Thursday, September 19, 2013

Recruitment - What You are Missing When You Focus on Experience Before Competencies

Let me say the obvious here, experience does not always mean competence. While this is common knowledge, I don't understand why  many hiring managers opt to highlight years of experience as one of the requirements for considering a candidate. I think it's okay if we are only talking of one or two years. But when we talk about 5, 10 or 15, we miss out on people who are capable of developing competence early in their career.

I get it, we look for people with long experience because we have better chance that they've seen and went through enough. They've accomplished much to gain confidence and failed enough times to learn. But all these are presumptions that can be matched by this similar presumption: Younger, less experienced but quick learning candidates, are probably smarter, more creative, ambitious and aggressive in their career. Depending on the situation we can all be both right or wrong.

So, if we can't depend on experience and if stating long years of work as a requirement causes us to miss young but very talented candidates, what can we do? We focus on COMPETENCIES.

Many companies in other countries are beginning to describe the competencies they are looking for in their job postings. We have not reached that level of maturity yet. We still look at degrees and years of work experience. I say we start drawing the needed competencies for each position in the organization and use them to look for talent. When we do this, we both broaden and then narrow our search. We broaden it in the sense that we can start welcoming younger candidates who can prove that they have the competencies we are looking for. We narrow the search because we can already drive away those who do not have the competencies regardless of how long they've worked.

Stay tuned. In the next few days, I'm going to start sharing my experience, in helping organizations develop their competency models.

12 comments:

linda paredes said...

This simply shows EXPERIENCE is not ENOUGH! Experiences can be relevant and helpful for a time. With the advent of new technologies, experiences become passe and outdated.

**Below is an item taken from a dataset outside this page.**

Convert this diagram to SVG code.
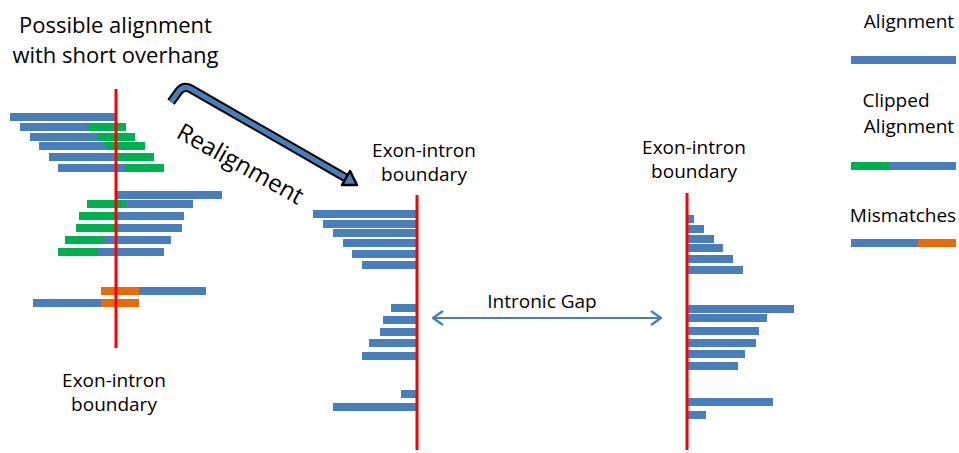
<svg xmlns="http://www.w3.org/2000/svg" width="959" height="453" viewBox="0 0 959 453">
  <style>
    .txt { font-family: "Open Sans", "Liberation Sans", sans-serif; font-size: 19px; fill: #000; }
    .big { font-size: 22px; }
    .b { fill: #4a7ebb; }
    .g { fill: #00b050; }
    .o { fill: #e46c0a; }
    .boundary { stroke: #ff0000; stroke-width: 3; }
    .gap { stroke: #4a7ebb; stroke-width: 2; fill: none; }
  </style>
  <defs>
    <marker id="chev" viewBox="0 0 12 16" refX="11" refY="8" markerWidth="12" markerHeight="16" markerUnits="userSpaceOnUse" orient="auto-start-reverse">
      <path d="M1,1 L11,8 L1,15" fill="none" stroke="#4a7ebb" stroke-width="2.4"/>
    </marker>
  </defs>

  <rect width="959" height="453" fill="#ffffff"/>

  <!-- heading -->
  <g id="title">
    <text class="txt big" x="115.5" y="33" text-anchor="middle">Possible alignment</text>
    <text class="txt big" x="115.5" y="63" text-anchor="middle">with short overhang</text>
  </g>

  <!-- reads before realignment -->
  <g id="reads-before">
    <rect class="b" x="10" y="113" width="106" height="8"/>
    <rect class="b" x="20" y="123" width="67" height="8"/><rect class="g" x="87" y="123" width="39" height="8"/>
    <rect class="b" x="30" y="133" width="67" height="8"/><rect class="g" x="97" y="133" width="38" height="8"/>
    <rect class="b" x="39" y="142" width="67" height="8"/><rect class="g" x="106" y="142" width="39" height="8"/>
    <rect class="b" x="49" y="153" width="68" height="8"/><rect class="g" x="117" y="153" width="37" height="8"/>
    <rect class="b" x="58" y="164" width="67" height="8"/><rect class="g" x="125" y="164" width="39" height="8"/>

    <rect class="b" x="117" y="191" width="105" height="8"/>
    <rect class="g" x="87" y="200" width="39" height="8"/><rect class="b" x="126" y="200" width="67" height="8"/>
    <rect class="g" x="79" y="212" width="37" height="8"/><rect class="b" x="116" y="212" width="68" height="8"/>
    <rect class="g" x="76" y="224" width="40" height="8"/><rect class="b" x="116" y="224" width="66" height="8"/>
    <rect class="g" x="65" y="236" width="39" height="8"/><rect class="b" x="104" y="236" width="67" height="8"/>
    <rect class="g" x="58" y="248" width="39" height="8"/><rect class="b" x="97" y="248" width="67" height="8"/>

    <rect class="o" x="101" y="287" width="38" height="8"/><rect class="b" x="139" y="287" width="67" height="8"/>
    <rect class="b" x="33" y="299" width="68" height="8"/><rect class="o" x="101" y="299" width="38" height="8"/>

    <line class="boundary" x1="116" y1="89" x2="116" y2="348"/>
  </g>
  <g id="label-before">
    <text class="txt" x="114" y="387" text-anchor="middle">Exon-intron</text>
    <text class="txt" x="114" y="411" text-anchor="middle">boundary</text>
  </g>

  <!-- reads after realignment, exon side -->
  <g id="reads-exon">
    <rect class="b" x="313" y="210" width="103" height="8"/>
    <rect class="b" x="323" y="220" width="93" height="8"/>
    <rect class="b" x="333" y="229" width="83" height="8"/>
    <rect class="b" x="343" y="239" width="73" height="8"/>
    <rect class="b" x="352" y="250" width="64" height="8"/>
    <rect class="b" x="362" y="261" width="54" height="8"/>
    <rect class="b" x="391" y="304" width="25" height="8"/>
    <rect class="b" x="383" y="316" width="33" height="8"/>
    <rect class="b" x="380" y="328" width="36" height="8"/>
    <rect class="b" x="369" y="339" width="47" height="8"/>
    <rect class="b" x="362" y="352" width="54" height="8"/>
    <rect class="b" x="401" y="390" width="15" height="8"/>
    <rect class="b" x="333" y="403" width="83" height="8"/>
    <line class="boundary" x1="417" y1="195" x2="417" y2="450"/>
  </g>
  <g id="label-exon">
    <text class="txt" x="424" y="157" text-anchor="middle">Exon-intron</text>
    <text class="txt" x="424" y="181" text-anchor="middle">boundary</text>
  </g>

  <!-- reads after realignment, far side of the intron -->
  <g id="reads-intron">
    <rect class="b" x="687" y="215" width="7" height="8"/>
    <rect class="b" x="687" y="225" width="17" height="8"/>
    <rect class="b" x="687" y="235" width="27" height="8"/>
    <rect class="b" x="687" y="244" width="36" height="8"/>
    <rect class="b" x="687" y="255" width="46" height="8"/>
    <rect class="b" x="687" y="266" width="56" height="8"/>
    <rect class="b" x="687" y="305" width="107" height="8"/>
    <rect class="b" x="687" y="314" width="80" height="8"/>
    <rect class="b" x="687" y="327" width="72" height="8"/>
    <rect class="b" x="687" y="339" width="69" height="8"/>
    <rect class="b" x="687" y="350" width="58" height="8"/>
    <rect class="b" x="687" y="362" width="51" height="8"/>
    <rect class="b" x="687" y="398" width="86" height="8"/>
    <rect class="b" x="687" y="411" width="19" height="8"/>
    <line class="boundary" x1="687" y1="193" x2="687" y2="450"/>
  </g>
  <g id="label-intron">
    <text class="txt" x="694" y="154" text-anchor="middle">Exon-intron</text>
    <text class="txt" x="694" y="178" text-anchor="middle">boundary</text>
  </g>

  <!-- legend -->
  <g id="legend-alignment">
    <text class="txt" x="909" y="28" text-anchor="middle">Alignment</text>
    <rect class="b" x="851" y="56" width="105" height="8"/>
  </g>
  <g id="legend-clipped">
    <text class="txt" x="896" y="107" text-anchor="middle">Clipped</text>
    <text class="txt" x="909" y="133" text-anchor="middle">Alignment</text>
    <rect class="g" x="851" y="162" width="38" height="8"/>
    <rect class="b" x="889" y="162" width="67" height="8"/>
  </g>
  <g id="legend-mismatches">
    <text class="txt" x="903" y="222" text-anchor="middle">Mismatches</text>
    <rect class="b" x="851" y="239" width="67" height="8"/>
    <rect class="o" x="918" y="239" width="38" height="8"/>
  </g>

  <!-- connectors -->
  <g id="connectors">
    <g id="realignment-arrow">
      <path d="M171,102 L179,91 Q184,85 191,89 L346,178" fill="none" stroke="#000" stroke-width="9" stroke-linejoin="round"/>
      <path d="M171,102 L179,91 Q184,85 191,89 L346,178" fill="none" stroke="#4a7ebb" stroke-width="5" stroke-linejoin="round"/>
      <polygon points="342,185 350,171 357,185" fill="#4a7ebb" stroke="#000" stroke-width="2.5" stroke-linejoin="round"/>
    </g>
    <text class="txt" style="font-size:24px" transform="translate(175,137) rotate(29)">Realignment</text>
    <g id="intronic-gap">
      <line class="gap" x1="433" y1="318" x2="661" y2="318" marker-start="url(#chev)" marker-end="url(#chev)"/>
      <text class="txt" x="542" y="308" text-anchor="middle">Intronic Gap</text>
    </g>
  </g>
</svg>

Look at what happened to established and experienced news papers and magazines which have been over-ridden with online mags and newspapers. Likewise COMPETENCIES need constant upgrading and sharpening - never-ending life processes.

Edwin Ebreo said...

Right you are, Ms. Linda! :)

Edwin Ebreo said...
This comment has been removed by the author.
Edwin Ebreo said...

Right you are, Ms. Linda! :)

Edwin Ebreo said...

Right you are, Ms. Linda! :)

Edwin Ebreo said...

Right you are, Ms. Linda! :)

Edwin Ebreo said...
This comment has been removed by the author.
Paula | Payroll Solutions said...

Great point. Most recruiters tend to think that people with experience are competent since they are experienced people have been exposed to different stuffs and it'll be an advantage to the company. BUT, the truth is more competent people are the ones who are continually wanting to grow on their craft.

Patricia Baldia said...

This is such a nice article. You have raised a valid point and I could not agree with you more.

Anonymous said...

Hi Mr. Ebreo,

I have a question for you.

Can my current employer hold my resignation because hindi pa daw kasi ako nakakahanap ng kapalit

I filed my resignation five days ago and since then my boss is asking me if I already found a replacement. I said not yet. I am just worried that he may ask me to extend my last date of employment because I haven't got a replacement to endorse my duties to.

Thanks,

Mr. Brightside

Edwin Ebreo said...

It would probably make a little bit of sense if you are the person in charge of recruitment. If not, it doesn't make any sense at all.

Anonymous said...

Hello Mr. Brightside,

Your boss' argument may be sound if your company has a policy on resignation like a one-month-before policy where resignation can only be valid after one month prior to filing it. However, if there is no policy regarding resignation, I would say your boss' is not in the position to hold you until you have found someone to replace you; and by 'someone to replace you' doesn't always mean when you find someone to take your post the boss will right away hire the person because the latter still has to be interviewed and approved by the boss. On that legal side, your boss may be violating the labor law if he keeps on insisting to hold you from resignation despite that fact that your act is a clear gesture that you don't want to be connected to the company anymore.